* _Exercise requirements_
Find the word "matplotlib" in the data. Return every line where it appears.
(begin)
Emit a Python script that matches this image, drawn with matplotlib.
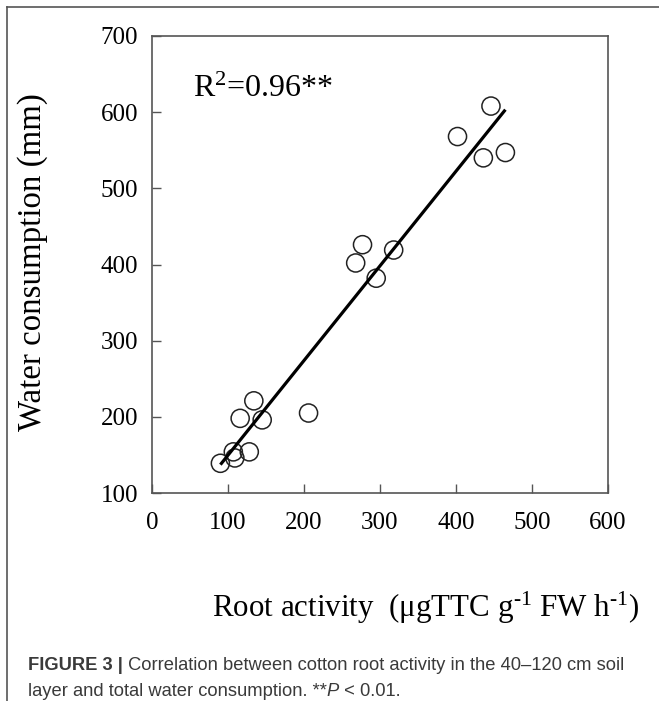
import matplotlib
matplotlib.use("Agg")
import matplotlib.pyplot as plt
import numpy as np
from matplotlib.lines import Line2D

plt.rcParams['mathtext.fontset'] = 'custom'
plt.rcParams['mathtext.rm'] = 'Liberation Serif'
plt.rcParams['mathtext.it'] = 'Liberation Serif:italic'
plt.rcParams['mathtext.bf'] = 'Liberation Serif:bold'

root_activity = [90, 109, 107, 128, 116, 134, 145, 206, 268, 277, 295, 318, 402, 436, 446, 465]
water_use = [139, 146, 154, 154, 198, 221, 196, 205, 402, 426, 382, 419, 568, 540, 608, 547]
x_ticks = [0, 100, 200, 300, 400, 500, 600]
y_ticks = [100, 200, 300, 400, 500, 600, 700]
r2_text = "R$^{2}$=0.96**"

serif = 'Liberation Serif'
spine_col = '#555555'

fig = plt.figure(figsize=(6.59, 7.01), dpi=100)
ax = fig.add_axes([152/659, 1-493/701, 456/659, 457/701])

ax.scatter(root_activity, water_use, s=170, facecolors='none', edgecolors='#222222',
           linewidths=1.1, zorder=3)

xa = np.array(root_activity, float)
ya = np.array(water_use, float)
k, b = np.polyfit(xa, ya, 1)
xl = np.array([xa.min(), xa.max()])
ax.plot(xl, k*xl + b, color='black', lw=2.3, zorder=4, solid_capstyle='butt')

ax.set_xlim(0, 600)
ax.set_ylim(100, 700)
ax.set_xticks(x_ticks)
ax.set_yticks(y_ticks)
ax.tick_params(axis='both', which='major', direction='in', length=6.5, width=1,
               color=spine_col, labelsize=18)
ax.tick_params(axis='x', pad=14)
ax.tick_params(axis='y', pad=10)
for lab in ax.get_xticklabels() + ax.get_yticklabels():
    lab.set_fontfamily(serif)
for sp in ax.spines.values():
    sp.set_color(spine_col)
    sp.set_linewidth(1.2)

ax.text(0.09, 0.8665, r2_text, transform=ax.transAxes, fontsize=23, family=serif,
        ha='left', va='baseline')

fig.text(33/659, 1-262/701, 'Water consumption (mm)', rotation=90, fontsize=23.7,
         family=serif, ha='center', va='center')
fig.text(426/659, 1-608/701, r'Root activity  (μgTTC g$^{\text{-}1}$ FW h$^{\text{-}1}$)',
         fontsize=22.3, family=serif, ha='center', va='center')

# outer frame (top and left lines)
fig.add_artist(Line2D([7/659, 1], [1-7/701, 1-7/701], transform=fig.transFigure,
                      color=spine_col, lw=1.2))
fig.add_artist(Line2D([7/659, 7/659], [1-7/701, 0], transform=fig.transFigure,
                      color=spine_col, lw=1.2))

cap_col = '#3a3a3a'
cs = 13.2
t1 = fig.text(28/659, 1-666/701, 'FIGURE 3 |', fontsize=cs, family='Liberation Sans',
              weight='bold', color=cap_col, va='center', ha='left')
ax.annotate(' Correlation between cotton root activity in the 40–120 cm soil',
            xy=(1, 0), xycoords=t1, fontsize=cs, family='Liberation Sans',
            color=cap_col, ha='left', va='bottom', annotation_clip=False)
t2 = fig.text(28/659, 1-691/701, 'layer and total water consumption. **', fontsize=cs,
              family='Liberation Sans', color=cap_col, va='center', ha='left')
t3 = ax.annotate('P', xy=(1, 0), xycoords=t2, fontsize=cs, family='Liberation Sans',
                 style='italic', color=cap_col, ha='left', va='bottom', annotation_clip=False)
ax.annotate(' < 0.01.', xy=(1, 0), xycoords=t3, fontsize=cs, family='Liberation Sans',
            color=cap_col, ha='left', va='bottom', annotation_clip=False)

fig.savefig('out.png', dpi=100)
(end)
* _Full solution_
Emit a Python script that matches this image, drawn with matplotlib.
import matplotlib
matplotlib.use("Agg")
import matplotlib.pyplot as plt
from matplotlib.lines import Line2D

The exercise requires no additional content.